Rows from a dataset of charts and code:

····················

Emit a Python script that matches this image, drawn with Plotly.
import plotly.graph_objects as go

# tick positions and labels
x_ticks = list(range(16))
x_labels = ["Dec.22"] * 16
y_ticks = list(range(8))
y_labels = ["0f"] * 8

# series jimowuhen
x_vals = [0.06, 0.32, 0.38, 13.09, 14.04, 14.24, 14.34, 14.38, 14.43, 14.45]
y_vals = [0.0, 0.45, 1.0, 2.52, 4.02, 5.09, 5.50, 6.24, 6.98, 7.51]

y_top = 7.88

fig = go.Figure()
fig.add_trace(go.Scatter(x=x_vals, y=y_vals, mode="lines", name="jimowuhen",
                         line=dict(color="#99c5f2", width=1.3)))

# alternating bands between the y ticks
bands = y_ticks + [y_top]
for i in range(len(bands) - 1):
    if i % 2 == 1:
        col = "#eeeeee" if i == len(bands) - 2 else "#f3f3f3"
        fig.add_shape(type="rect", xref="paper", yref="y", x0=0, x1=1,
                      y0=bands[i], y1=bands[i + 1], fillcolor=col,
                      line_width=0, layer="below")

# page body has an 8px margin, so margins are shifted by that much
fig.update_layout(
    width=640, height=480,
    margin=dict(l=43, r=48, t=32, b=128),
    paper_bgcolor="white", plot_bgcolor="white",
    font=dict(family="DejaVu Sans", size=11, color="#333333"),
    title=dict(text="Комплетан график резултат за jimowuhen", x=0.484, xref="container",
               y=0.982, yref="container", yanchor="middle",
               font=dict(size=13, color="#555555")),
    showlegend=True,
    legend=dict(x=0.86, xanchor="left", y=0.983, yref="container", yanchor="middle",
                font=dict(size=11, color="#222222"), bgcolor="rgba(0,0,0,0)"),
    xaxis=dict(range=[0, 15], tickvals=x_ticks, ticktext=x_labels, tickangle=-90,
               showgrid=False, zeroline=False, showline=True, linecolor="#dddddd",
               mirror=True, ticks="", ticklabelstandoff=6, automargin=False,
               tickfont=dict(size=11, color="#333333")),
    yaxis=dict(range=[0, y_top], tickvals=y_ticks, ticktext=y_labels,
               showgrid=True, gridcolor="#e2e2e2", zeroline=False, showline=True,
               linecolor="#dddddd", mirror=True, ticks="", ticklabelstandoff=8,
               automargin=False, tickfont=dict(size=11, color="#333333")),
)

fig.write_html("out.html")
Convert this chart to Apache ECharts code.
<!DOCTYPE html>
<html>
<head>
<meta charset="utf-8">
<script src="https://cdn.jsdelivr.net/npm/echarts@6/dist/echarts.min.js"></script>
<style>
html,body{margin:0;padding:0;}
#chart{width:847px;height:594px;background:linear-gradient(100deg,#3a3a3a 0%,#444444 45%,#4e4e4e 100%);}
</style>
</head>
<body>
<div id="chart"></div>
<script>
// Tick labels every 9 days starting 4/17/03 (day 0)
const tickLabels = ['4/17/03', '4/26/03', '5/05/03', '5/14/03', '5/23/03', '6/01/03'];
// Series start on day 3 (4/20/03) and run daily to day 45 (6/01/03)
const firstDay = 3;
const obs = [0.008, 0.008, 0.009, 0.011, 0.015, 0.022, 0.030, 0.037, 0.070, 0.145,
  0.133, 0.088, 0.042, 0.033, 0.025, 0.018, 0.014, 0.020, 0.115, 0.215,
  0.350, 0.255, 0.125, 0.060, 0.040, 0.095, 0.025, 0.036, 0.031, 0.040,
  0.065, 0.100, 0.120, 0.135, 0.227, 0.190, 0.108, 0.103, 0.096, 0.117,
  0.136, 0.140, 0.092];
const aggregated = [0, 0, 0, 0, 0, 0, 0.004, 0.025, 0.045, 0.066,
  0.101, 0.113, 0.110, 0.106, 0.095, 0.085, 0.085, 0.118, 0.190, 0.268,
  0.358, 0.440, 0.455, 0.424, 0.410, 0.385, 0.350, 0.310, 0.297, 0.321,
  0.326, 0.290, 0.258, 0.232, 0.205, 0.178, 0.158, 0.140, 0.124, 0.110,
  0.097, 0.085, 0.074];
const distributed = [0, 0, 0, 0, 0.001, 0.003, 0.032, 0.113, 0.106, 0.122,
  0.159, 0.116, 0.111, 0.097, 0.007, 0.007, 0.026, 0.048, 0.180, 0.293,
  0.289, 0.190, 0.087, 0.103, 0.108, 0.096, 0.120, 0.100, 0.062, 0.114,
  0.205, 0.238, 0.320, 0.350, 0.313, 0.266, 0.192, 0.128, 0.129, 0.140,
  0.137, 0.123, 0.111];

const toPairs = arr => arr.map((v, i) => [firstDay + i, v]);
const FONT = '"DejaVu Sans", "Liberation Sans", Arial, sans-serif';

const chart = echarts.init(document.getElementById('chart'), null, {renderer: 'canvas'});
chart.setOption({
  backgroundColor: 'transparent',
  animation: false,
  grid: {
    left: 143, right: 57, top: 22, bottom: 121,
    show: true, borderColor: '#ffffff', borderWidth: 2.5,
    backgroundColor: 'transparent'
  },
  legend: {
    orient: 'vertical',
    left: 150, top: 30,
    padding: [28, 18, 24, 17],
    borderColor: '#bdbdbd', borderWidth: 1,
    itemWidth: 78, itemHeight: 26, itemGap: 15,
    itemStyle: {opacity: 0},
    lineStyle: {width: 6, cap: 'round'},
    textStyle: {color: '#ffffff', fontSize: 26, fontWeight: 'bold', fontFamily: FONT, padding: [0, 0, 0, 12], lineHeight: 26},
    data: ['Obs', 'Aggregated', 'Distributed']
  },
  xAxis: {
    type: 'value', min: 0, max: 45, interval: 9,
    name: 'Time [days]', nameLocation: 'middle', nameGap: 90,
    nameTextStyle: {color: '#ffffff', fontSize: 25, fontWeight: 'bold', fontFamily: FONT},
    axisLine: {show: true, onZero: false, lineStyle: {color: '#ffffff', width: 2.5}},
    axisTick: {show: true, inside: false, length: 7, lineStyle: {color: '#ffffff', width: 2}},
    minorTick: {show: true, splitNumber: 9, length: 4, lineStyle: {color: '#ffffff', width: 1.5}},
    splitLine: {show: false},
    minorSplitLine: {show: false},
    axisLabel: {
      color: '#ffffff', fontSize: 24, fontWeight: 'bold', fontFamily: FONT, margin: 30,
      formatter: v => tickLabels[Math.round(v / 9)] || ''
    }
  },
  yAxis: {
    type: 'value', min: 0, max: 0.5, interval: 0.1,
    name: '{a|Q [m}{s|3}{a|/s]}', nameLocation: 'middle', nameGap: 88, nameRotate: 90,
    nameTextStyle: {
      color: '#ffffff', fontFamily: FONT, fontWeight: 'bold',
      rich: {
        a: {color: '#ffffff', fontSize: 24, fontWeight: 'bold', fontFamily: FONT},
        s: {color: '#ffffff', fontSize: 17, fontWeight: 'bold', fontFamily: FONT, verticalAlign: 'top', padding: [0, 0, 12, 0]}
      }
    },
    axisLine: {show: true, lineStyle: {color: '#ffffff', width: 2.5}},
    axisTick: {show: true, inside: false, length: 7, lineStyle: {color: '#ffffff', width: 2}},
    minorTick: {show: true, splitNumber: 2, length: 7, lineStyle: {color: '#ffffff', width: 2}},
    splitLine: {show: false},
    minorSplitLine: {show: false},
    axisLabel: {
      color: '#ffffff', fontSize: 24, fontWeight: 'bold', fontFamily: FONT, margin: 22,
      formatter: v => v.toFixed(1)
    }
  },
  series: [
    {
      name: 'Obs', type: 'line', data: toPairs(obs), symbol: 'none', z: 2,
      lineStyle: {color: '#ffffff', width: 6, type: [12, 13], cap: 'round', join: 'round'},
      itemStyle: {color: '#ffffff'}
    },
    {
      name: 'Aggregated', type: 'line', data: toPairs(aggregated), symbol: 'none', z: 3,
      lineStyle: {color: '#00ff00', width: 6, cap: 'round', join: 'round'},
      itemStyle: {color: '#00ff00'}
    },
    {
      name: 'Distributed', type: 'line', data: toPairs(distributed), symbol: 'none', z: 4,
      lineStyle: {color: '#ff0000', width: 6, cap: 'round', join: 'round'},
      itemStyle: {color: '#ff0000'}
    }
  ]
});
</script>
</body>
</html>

····················

## YOUR OBJECTIVE
Begin at the first line of the records above and quote every line verbatim through the one that contains "y_top = 7.88".

## FINISHED TASK
Emit a Python script that matches this image, drawn with Plotly.
import plotly.graph_objects as go

# tick positions and labels
x_ticks = list(range(16))
x_labels = ["Dec.22"] * 16
y_ticks = list(range(8))
y_labels = ["0f"] * 8

# series jimowuhen
x_vals = [0.06, 0.32, 0.38, 13.09, 14.04, 14.24, 14.34, 14.38, 14.43, 14.45]
y_vals = [0.0, 0.45, 1.0, 2.52, 4.02, 5.09, 5.50, 6.24, 6.98, 7.51]

y_top = 7.88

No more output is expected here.